How the disparity selective neurons adapt to the statistics of the environment

Wednesday 23rd of March 2011 at 12:00pm
508-20 Evans Hall

To generate an efficient representation, cortical processing should exploit knowledge of the statistical properties of the outside world. Binocular vision is a useful system to explore this specialization, because the projection geometry imposes some very strong statistical regularities. The responses of disparity selective neurons in the primate striate cortex reflect some of these constraints. When one eye is presented with an image that is the photographic negative of the other eye’s image (anticorrelation), these neurons still respond to disparity, but these responses are attenuated relative to those elicited by correlated stereograms. This attenuation represents an adaptation to the statistics of the outside world (anticorrelation does not occur in natural viewing). Here we investigate the mechanisms that generates this attenuation. One simple explanation, compatible with all existing data, is that these neurons reflect the summation of multiple subunits, each of which behaves like the binocular energy model. To test this hypothesis, we employed spike-triggered analysis of covariance, a technique designed to reveal the properties of such summed elements. This revealed that most disparity selective neurons are indeed composed of multiple subunits, but that their spatial organization did not explain the observed attenuation in response to anticorrelated stimuli.

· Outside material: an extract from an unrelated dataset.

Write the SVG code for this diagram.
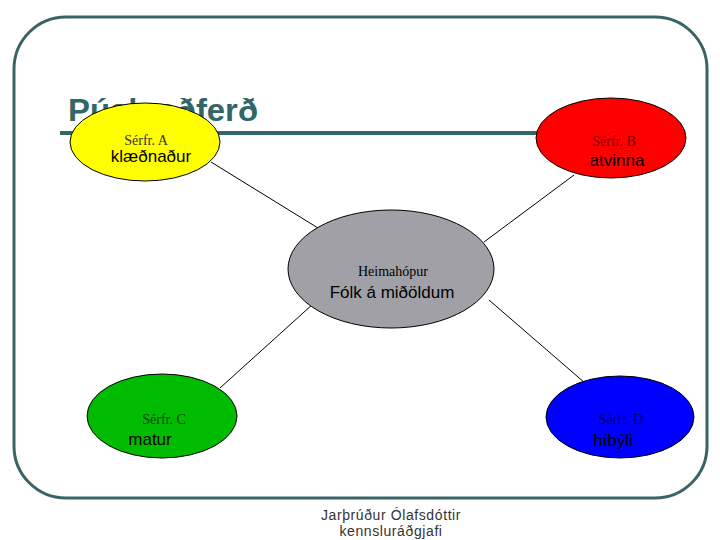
<svg xmlns="http://www.w3.org/2000/svg" width="720" height="540" viewBox="0 0 720 540">
<style>
.frame{fill:none;stroke:#3a6464;stroke-width:3}
.node{stroke:#000;stroke-width:1}
.lbl{font-family:"Times New Roman","Liberation Serif",serif;font-size:14px;text-anchor:middle}
.txt{font-family:Arial,"Liberation Sans",sans-serif;font-size:17px;fill:#000;text-anchor:middle}
.conn line{stroke:#000;stroke-width:1}
</style>
<rect class="frame" x="14" y="17" width="693" height="481" rx="52" ry="52"/>
<g id="title">
<text x="68" y="121" font-family="Arial,'Liberation Sans',sans-serif" font-weight="bold" font-size="31" fill="#336666" textLength="190" lengthAdjust="spacingAndGlyphs">Púsluaðferð</text>
<line x1="60" y1="133" x2="610" y2="133" stroke="#336666" stroke-width="4"/>
</g>
<g class="conn" id="connectors">
<line x1="211" y1="162" x2="318" y2="228"/>
<line x1="574" y1="175" x2="484" y2="242"/>
<line x1="220" y1="388" x2="313" y2="304"/>
<line x1="585" y1="383" x2="489" y2="300"/>
</g>
<g id="nodeA">
<ellipse class="node" cx="145" cy="142" rx="75" ry="39" fill="#ffff00"/>
<text class="lbl" x="146" y="145" font-size="15" fill="#333">Sérfr. A</text>
<text class="txt" x="151" y="162">klæðnaður</text>
</g>
<g id="nodeB">
<ellipse class="node" cx="611" cy="138" rx="75" ry="40" fill="#ff0000"/>
<text class="lbl" x="614" y="146" fill="#800000">Sérfr. B</text>
<text class="txt" x="617" y="166">atvinna</text>
</g>
<g id="nodeHome">
<ellipse class="node" cx="391" cy="269" rx="103" ry="59" fill="#a0a0a6"/>
<text class="lbl" x="393" y="276" font-size="16" fill="#000">Heimahópur</text>
<text class="txt" x="392" y="298">Fólk á miðöldum</text>
</g>
<g id="nodeC">
<ellipse class="node" cx="162" cy="416" rx="75" ry="42" fill="#00bb00"/>
<text class="lbl" x="164" y="424" font-size="15" fill="#004400">Sérfr. C</text>
<text class="txt" x="150" y="445">matur</text>
</g>
<g id="nodeD">
<ellipse class="node" cx="620" cy="417" rx="74" ry="41" fill="#0000ff"/>
<text class="lbl" x="621" y="424" font-size="15" fill="#000066">Sérfr. D</text>
<text class="txt" x="613" y="446">híbýli</text>
</g>
<g id="footer" font-family="Arial,'Liberation Sans',sans-serif" font-size="14" fill="#333" text-anchor="middle" letter-spacing="0.6">
<text x="391" y="520">Jarþrúður Ólafsdóttir</text>
<text x="391" y="536">kennsluráðgjafi</text>
</g>
</svg>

The spatial properties suggested that attenuation might be explained if the subunits, rather than summing linearly, were involved in a recurrent processing loop. If recurrent processing is required, then the earliest part of the response to anticorrelated stimuli should not show attenuation. We examined the dynamics of the disparity response with subspace mapping. Random dot patterns were presented in which the disparity changed randomly every 30ms. Whether each disparity was correlated or anticorrelated was also randomized. We then examined the timecourse of mean responses to each disparity. In the population mean, the response to disparity started with a latency of 40ms. For the next ~15ms responses to correlated and anticorrelated disparities were of nearly equal magnitude. After this point, the extent of attenuation increased steadily over a further 15ms, after which is remained approximately constant.

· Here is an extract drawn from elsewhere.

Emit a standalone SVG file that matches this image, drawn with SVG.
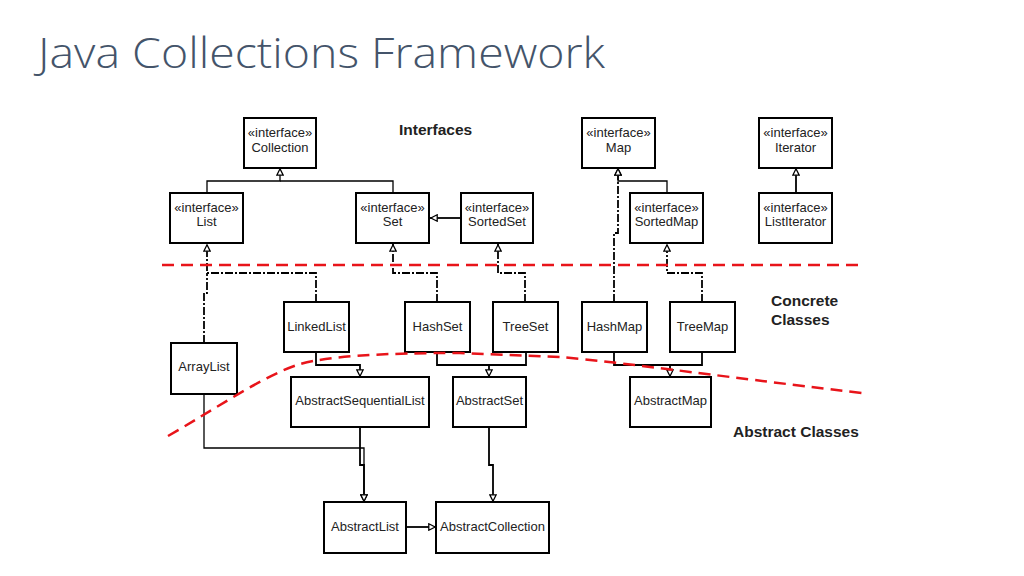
<svg xmlns="http://www.w3.org/2000/svg" width="1024" height="576" viewBox="0 0 1024 576">
<style>
.box{fill:#fff;stroke:#000;stroke-width:2}
.t{font-family:"Liberation Sans",Arial,sans-serif;font-size:13px;fill:#222;text-anchor:middle}
.b{font-family:"Liberation Sans",Arial,sans-serif;font-size:15.5px;font-weight:bold;fill:#222}
.c{fill:none;stroke:#000;stroke-width:1.8}
.thin{stroke-width:1.3}
.dd{fill:none;stroke:#000;stroke-width:1.8;stroke-dasharray:8 2 2 2}
.red{fill:none;stroke:#e8141a;stroke-width:2.5;stroke-dasharray:12 7}
</style>
<defs>
<marker id="tri" viewBox="0 0 10 10" refX="10" refY="5" markerWidth="8" markerHeight="8" orient="auto" markerUnits="userSpaceOnUse">
<path d="M1,1 L9,5 L1,9 z" fill="#fff" stroke="#000" stroke-width="1.6"/>
</marker>
</defs>
<rect width="1024" height="576" fill="#fff"/>
<text x="38" y="68" font-family="'Open Sans','Noto Sans',sans-serif" font-size="42" font-weight="300" fill="#44546a" textLength="567" lengthAdjust="spacingAndGlyphs">Java Collections Framework</text>

<text class="b" x="399" y="135">Interfaces</text>
<text class="b" x="771" y="306">Concrete</text>
<text class="b" x="771" y="325">Classes</text>
<text class="b" x="733" y="437">Abstract Classes</text>

<g id="connectors">
<path class="c thin" d="M207,193 V181 H280 V168" marker-end="url(#tri)"/>
<path class="c thin" d="M393,193 V181 H280"/>
<path class="c" d="M461,218 H430" marker-end="url(#tri)"/>
<path class="c thin" d="M667,193 V181 H618 V168" marker-end="url(#tri)"/>
<path class="c" d="M796,193 V168" marker-end="url(#tri)"/>
<path class="c" d="M316,352 V365 H360 V377" marker-end="url(#tri)"/>
<path class="c" d="M437,352 V365 H526 V352"/>
<path class="c" d="M489,365 V377" marker-end="url(#tri)"/>
<path class="c" d="M614,352 V365 H702 V352"/>
<path class="c" d="M670,365 V377" marker-end="url(#tri)"/>
<path class="c thin" d="M204,394 V448 H364 V502" marker-end="url(#tri)"/>
<path class="c" d="M360,427 V465 H364 V502" marker-end="url(#tri)"/>
<path class="c" d="M489,427 V465 H493 V502" marker-end="url(#tri)"/>
<path class="c" d="M406,527 H436" marker-end="url(#tri)"/>
<path class="dd" d="M316,302 V273 H207 V244" marker-end="url(#tri)"/>
<path class="dd" d="M204,343 V293 H207 V273"/>
<path class="dd" d="M437,302 V273 H393 V244" marker-end="url(#tri)"/>
<path class="dd" d="M525,302 V273 H498 V244" marker-end="url(#tri)"/>
<path class="dd" d="M702,302 V273 H667 V244" marker-end="url(#tri)"/>
<path class="dd" d="M614,302 V233 H618 V168" marker-end="url(#tri)"/>
</g>

<g id="n-collection"><rect class="box" x="244" y="118" width="72" height="50"/><text class="t" x="280" y="137">«interface»</text><text class="t" x="280" y="152">Collection</text></g>
<g id="n-list"><rect class="box" x="170" y="193" width="73" height="50"/><text class="t" x="206.5" y="212">«interface»</text><text class="t" x="206.5" y="226">List</text></g>
<g id="n-set"><rect class="box" x="356" y="193" width="73" height="50"/><text class="t" x="392.5" y="212">«interface»</text><text class="t" x="392.5" y="226">Set</text></g>
<g id="n-sortedset"><rect class="box" x="461" y="193" width="72" height="50"/><text class="t" x="497" y="212">«interface»</text><text class="t" x="497" y="226">SortedSet</text></g>
<g id="n-map"><rect class="box" x="582" y="118" width="73" height="50"/><text class="t" x="618.5" y="137">«interface»</text><text class="t" x="618.5" y="152">Map</text></g>
<g id="n-sortedmap"><rect class="box" x="630" y="193" width="73" height="50"/><text class="t" x="666.5" y="212">«interface»</text><text class="t" x="666.5" y="226">SortedMap</text></g>
<g id="n-iterator"><rect class="box" x="759" y="118" width="73" height="50"/><text class="t" x="795.5" y="137">«interface»</text><text class="t" x="795.5" y="152">Iterator</text></g>
<g id="n-listiterator"><rect class="box" x="759" y="193" width="73" height="50"/><text class="t" x="795.5" y="212">«interface»</text><text class="t" x="795.5" y="226">ListIterator</text></g>

<g id="n-linkedlist"><rect class="box" x="284" y="302" width="65" height="50"/><text class="t" x="316.5" y="331">LinkedList</text></g>
<g id="n-hashset"><rect class="box" x="405" y="302" width="65" height="50"/><text class="t" x="437.5" y="331">HashSet</text></g>
<g id="n-treeset"><rect class="box" x="493" y="302" width="65" height="50"/><text class="t" x="525.5" y="331">TreeSet</text></g>
<g id="n-hashmap"><rect class="box" x="582" y="302" width="65" height="50"/><text class="t" x="614.5" y="331">HashMap</text></g>
<g id="n-treemap"><rect class="box" x="670" y="302" width="65" height="50"/><text class="t" x="702.5" y="331">TreeMap</text></g>
<g id="n-arraylist"><rect class="box" x="171" y="343" width="66" height="51"/><text class="t" x="204" y="371">ArrayList</text></g>
<g id="n-abstractsequentiallist"><rect class="box" x="291" y="377" width="138" height="50"/><text class="t" x="360" y="405">AbstractSequentialList</text></g>
<g id="n-abstractset"><rect class="box" x="453" y="377" width="73" height="50"/><text class="t" x="489.5" y="405">AbstractSet</text></g>
<g id="n-abstractmap"><rect class="box" x="630" y="377" width="81" height="50"/><text class="t" x="670.5" y="405">AbstractMap</text></g>
<g id="n-abstractlist"><rect class="box" x="324" y="502" width="82" height="51"/><text class="t" x="365" y="531">AbstractList</text></g>
<g id="n-abstractcollection"><rect class="box" x="436" y="502" width="113" height="51"/><text class="t" x="492.5" y="531">AbstractCollection</text></g>

<g id="boundaries">
<path class="red" d="M162,265 H862"/>
<path class="red" d="M168,436 C220,406 265,375 300,364 C330,356 380,353 460,353 L560,357 C620,362 700,374 862,393"/>
</g>
</svg>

This delayed attenuation might in principle be explained by a simple nonlinearity. For example, a rectifying nonlinearity would only have its effect once the rates (for some stimuli) reached zero. If the attenuation is explained by a nonlinear function of rate, then during the falling phase of the response, when the response rates fall to the values observed from 40-65ms, the attenuation should also decrease. In fact the attenuation remained constant throughout the falling phase of the response, excluding explanations based on simple output nonlinearities.

Thus the attenuation of responses to anticorrelation develops more slowly than the response to disparity, in a way that is not explained by simple nonlinearity. This suggests that recurrent processing plays a role in generating this adaptation to the statistics of binocular vision.